**RAW DATA:**
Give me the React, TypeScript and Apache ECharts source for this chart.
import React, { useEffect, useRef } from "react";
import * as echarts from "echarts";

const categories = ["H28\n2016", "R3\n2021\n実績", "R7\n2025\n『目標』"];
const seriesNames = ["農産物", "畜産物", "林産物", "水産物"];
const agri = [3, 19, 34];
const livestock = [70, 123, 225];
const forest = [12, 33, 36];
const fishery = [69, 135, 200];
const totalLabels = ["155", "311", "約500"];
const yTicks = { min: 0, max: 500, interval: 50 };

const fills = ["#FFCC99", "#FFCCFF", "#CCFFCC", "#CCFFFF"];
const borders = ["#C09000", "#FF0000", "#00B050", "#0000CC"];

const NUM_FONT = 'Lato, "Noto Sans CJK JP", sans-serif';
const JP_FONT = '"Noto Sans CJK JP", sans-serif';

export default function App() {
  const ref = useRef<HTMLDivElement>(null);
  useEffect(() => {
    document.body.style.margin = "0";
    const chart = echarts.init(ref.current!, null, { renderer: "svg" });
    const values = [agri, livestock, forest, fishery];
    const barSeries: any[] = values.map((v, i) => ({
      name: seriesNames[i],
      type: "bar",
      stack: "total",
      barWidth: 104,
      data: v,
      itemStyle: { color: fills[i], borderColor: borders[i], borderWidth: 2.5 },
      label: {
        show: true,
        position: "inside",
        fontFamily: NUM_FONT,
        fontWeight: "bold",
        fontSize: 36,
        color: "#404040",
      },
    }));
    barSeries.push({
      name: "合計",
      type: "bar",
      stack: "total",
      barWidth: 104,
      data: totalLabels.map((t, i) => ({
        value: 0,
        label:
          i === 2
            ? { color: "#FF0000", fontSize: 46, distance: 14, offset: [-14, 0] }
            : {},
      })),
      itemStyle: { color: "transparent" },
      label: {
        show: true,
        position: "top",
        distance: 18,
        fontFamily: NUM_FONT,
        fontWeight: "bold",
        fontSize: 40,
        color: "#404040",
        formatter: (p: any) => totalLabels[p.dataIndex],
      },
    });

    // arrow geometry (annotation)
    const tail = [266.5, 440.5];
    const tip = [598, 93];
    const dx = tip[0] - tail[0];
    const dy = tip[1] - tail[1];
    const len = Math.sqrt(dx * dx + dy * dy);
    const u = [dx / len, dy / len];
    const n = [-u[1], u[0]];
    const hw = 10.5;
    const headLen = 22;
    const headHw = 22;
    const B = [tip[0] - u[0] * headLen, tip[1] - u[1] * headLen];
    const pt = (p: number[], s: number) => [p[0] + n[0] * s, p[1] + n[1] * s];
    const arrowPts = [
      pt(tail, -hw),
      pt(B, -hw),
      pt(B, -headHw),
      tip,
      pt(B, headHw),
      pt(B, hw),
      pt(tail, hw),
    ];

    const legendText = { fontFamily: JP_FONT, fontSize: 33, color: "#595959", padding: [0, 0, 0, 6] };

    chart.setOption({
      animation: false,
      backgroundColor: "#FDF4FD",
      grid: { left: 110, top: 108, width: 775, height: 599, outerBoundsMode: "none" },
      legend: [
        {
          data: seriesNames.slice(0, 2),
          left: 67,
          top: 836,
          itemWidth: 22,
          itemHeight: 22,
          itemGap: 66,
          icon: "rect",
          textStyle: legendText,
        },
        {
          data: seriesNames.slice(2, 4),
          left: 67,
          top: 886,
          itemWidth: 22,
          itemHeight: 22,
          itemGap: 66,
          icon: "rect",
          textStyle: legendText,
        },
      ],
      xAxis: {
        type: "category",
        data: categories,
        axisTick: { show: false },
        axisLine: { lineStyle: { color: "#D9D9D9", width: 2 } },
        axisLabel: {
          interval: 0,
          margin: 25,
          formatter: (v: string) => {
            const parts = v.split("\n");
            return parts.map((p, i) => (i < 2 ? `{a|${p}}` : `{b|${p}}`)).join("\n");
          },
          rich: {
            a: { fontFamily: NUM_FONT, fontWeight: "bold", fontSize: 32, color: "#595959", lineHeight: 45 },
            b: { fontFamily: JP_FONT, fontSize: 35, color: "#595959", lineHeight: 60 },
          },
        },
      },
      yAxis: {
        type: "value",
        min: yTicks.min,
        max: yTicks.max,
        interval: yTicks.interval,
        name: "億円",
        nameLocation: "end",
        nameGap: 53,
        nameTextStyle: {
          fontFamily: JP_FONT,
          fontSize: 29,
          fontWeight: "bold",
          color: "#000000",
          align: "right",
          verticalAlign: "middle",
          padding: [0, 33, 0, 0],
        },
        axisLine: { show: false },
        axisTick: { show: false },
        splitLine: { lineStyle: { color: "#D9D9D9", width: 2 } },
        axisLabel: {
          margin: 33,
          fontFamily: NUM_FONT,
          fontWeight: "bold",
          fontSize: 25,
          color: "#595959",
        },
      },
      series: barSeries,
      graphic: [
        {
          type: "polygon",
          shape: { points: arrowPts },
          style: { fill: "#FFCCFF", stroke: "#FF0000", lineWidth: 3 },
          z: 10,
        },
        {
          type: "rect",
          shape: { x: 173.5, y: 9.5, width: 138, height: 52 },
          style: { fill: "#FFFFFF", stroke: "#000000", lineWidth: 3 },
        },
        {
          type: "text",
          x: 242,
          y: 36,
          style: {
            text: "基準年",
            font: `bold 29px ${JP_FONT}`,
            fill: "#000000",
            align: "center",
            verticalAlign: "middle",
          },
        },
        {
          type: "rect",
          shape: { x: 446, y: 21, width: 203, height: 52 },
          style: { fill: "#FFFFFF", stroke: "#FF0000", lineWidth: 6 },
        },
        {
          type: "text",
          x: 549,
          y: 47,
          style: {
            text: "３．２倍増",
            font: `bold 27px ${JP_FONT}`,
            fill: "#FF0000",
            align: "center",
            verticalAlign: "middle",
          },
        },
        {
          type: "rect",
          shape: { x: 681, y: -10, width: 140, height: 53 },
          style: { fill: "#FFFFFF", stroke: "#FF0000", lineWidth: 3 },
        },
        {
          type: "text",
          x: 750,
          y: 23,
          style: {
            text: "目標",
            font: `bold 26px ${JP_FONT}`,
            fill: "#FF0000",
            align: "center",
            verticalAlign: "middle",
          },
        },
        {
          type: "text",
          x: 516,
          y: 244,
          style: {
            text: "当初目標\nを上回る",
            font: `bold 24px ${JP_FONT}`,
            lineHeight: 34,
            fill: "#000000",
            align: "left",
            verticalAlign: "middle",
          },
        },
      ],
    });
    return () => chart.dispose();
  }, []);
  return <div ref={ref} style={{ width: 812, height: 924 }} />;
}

**GIVEN EXERCISE:** Copy out the whole listing exactly as written.

**THE ANSWER:**
Give me the React, TypeScript and Apache ECharts source for this chart.
import React, { useEffect, useRef } from "react";
import * as echarts from "echarts";

const categories = ["H28\n2016", "R3\n2021\n実績", "R7\n2025\n『目標』"];
const seriesNames = ["農産物", "畜産物", "林産物", "水産物"];
const agri = [3, 19, 34];
const livestock = [70, 123, 225];
const forest = [12, 33, 36];
const fishery = [69, 135, 200];
const totalLabels = ["155", "311", "約500"];
const yTicks = { min: 0, max: 500, interval: 50 };

const fills = ["#FFCC99", "#FFCCFF", "#CCFFCC", "#CCFFFF"];
const borders = ["#C09000", "#FF0000", "#00B050", "#0000CC"];

const NUM_FONT = 'Lato, "Noto Sans CJK JP", sans-serif';
const JP_FONT = '"Noto Sans CJK JP", sans-serif';

export default function App() {
  const ref = useRef<HTMLDivElement>(null);
  useEffect(() => {
    document.body.style.margin = "0";
    const chart = echarts.init(ref.current!, null, { renderer: "svg" });
    const values = [agri, livestock, forest, fishery];
    const barSeries: any[] = values.map((v, i) => ({
      name: seriesNames[i],
      type: "bar",
      stack: "total",
      barWidth: 104,
      data: v,
      itemStyle: { color: fills[i], borderColor: borders[i], borderWidth: 2.5 },
      label: {
        show: true,
        position: "inside",
        fontFamily: NUM_FONT,
        fontWeight: "bold",
        fontSize: 36,
        color: "#404040",
      },
    }));
    barSeries.push({
      name: "合計",
      type: "bar",
      stack: "total",
      barWidth: 104,
      data: totalLabels.map((t, i) => ({
        value: 0,
        label:
          i === 2
            ? { color: "#FF0000", fontSize: 46, distance: 14, offset: [-14, 0] }
            : {},
      })),
      itemStyle: { color: "transparent" },
      label: {
        show: true,
        position: "top",
        distance: 18,
        fontFamily: NUM_FONT,
        fontWeight: "bold",
        fontSize: 40,
        color: "#404040",
        formatter: (p: any) => totalLabels[p.dataIndex],
      },
    });

    // arrow geometry (annotation)
    const tail = [266.5, 440.5];
    const tip = [598, 93];
    const dx = tip[0] - tail[0];
    const dy = tip[1] - tail[1];
    const len = Math.sqrt(dx * dx + dy * dy);
    const u = [dx / len, dy / len];
    const n = [-u[1], u[0]];
    const hw = 10.5;
    const headLen = 22;
    const headHw = 22;
    const B = [tip[0] - u[0] * headLen, tip[1] - u[1] * headLen];
    const pt = (p: number[], s: number) => [p[0] + n[0] * s, p[1] + n[1] * s];
    const arrowPts = [
      pt(tail, -hw),
      pt(B, -hw),
      pt(B, -headHw),
      tip,
      pt(B, headHw),
      pt(B, hw),
      pt(tail, hw),
    ];

    const legendText = { fontFamily: JP_FONT, fontSize: 33, color: "#595959", padding: [0, 0, 0, 6] };

    chart.setOption({
      animation: false,
      backgroundColor: "#FDF4FD",
      grid: { left: 110, top: 108, width: 775, height: 599, outerBoundsMode: "none" },
      legend: [
        {
          data: seriesNames.slice(0, 2),
          left: 67,
          top: 836,
          itemWidth: 22,
          itemHeight: 22,
          itemGap: 66,
          icon: "rect",
          textStyle: legendText,
        },
        {
          data: seriesNames.slice(2, 4),
          left: 67,
          top: 886,
          itemWidth: 22,
          itemHeight: 22,
          itemGap: 66,
          icon: "rect",
          textStyle: legendText,
        },
      ],
      xAxis: {
        type: "category",
        data: categories,
        axisTick: { show: false },
        axisLine: { lineStyle: { color: "#D9D9D9", width: 2 } },
        axisLabel: {
          interval: 0,
          margin: 25,
          formatter: (v: string) => {
            const parts = v.split("\n");
            return parts.map((p, i) => (i < 2 ? `{a|${p}}` : `{b|${p}}`)).join("\n");
          },
          rich: {
            a: { fontFamily: NUM_FONT, fontWeight: "bold", fontSize: 32, color: "#595959", lineHeight: 45 },
            b: { fontFamily: JP_FONT, fontSize: 35, color: "#595959", lineHeight: 60 },
          },
        },
      },
      yAxis: {
        type: "value",
        min: yTicks.min,
        max: yTicks.max,
        interval: yTicks.interval,
        name: "億円",
        nameLocation: "end",
        nameGap: 53,
        nameTextStyle: {
          fontFamily: JP_FONT,
          fontSize: 29,
          fontWeight: "bold",
          color: "#000000",
          align: "right",
          verticalAlign: "middle",
          padding: [0, 33, 0, 0],
        },
        axisLine: { show: false },
        axisTick: { show: false },
        splitLine: { lineStyle: { color: "#D9D9D9", width: 2 } },
        axisLabel: {
          margin: 33,
          fontFamily: NUM_FONT,
          fontWeight: "bold",
          fontSize: 25,
          color: "#595959",
        },
      },
      series: barSeries,
      graphic: [
        {
          type: "polygon",
          shape: { points: arrowPts },
          style: { fill: "#FFCCFF", stroke: "#FF0000", lineWidth: 3 },
          z: 10,
        },
        {
          type: "rect",
          shape: { x: 173.5, y: 9.5, width: 138, height: 52 },
          style: { fill: "#FFFFFF", stroke: "#000000", lineWidth: 3 },
        },
        {
          type: "text",
          x: 242,
          y: 36,
          style: {
            text: "基準年",
            font: `bold 29px ${JP_FONT}`,
            fill: "#000000",
            align: "center",
            verticalAlign: "middle",
          },
        },
        {
          type: "rect",
          shape: { x: 446, y: 21, width: 203, height: 52 },
          style: { fill: "#FFFFFF", stroke: "#FF0000", lineWidth: 6 },
        },
        {
          type: "text",
          x: 549,
          y: 47,
          style: {
            text: "３．２倍増",
            font: `bold 27px ${JP_FONT}`,
            fill: "#FF0000",
            align: "center",
            verticalAlign: "middle",
          },
        },
        {
          type: "rect",
          shape: { x: 681, y: -10, width: 140, height: 53 },
          style: { fill: "#FFFFFF", stroke: "#FF0000", lineWidth: 3 },
        },
        {
          type: "text",
          x: 750,
          y: 23,
          style: {
            text: "目標",
            font: `bold 26px ${JP_FONT}`,
            fill: "#FF0000",
            align: "center",
            verticalAlign: "middle",
          },
        },
        {
          type: "text",
          x: 516,
          y: 244,
          style: {
            text: "当初目標\nを上回る",
            font: `bold 24px ${JP_FONT}`,
            lineHeight: 34,
            fill: "#000000",
            align: "left",
            verticalAlign: "middle",
          },
        },
      ],
    });
    return () => chart.dispose();
  }, []);
  return <div ref={ref} style={{ width: 812, height: 924 }} />;
}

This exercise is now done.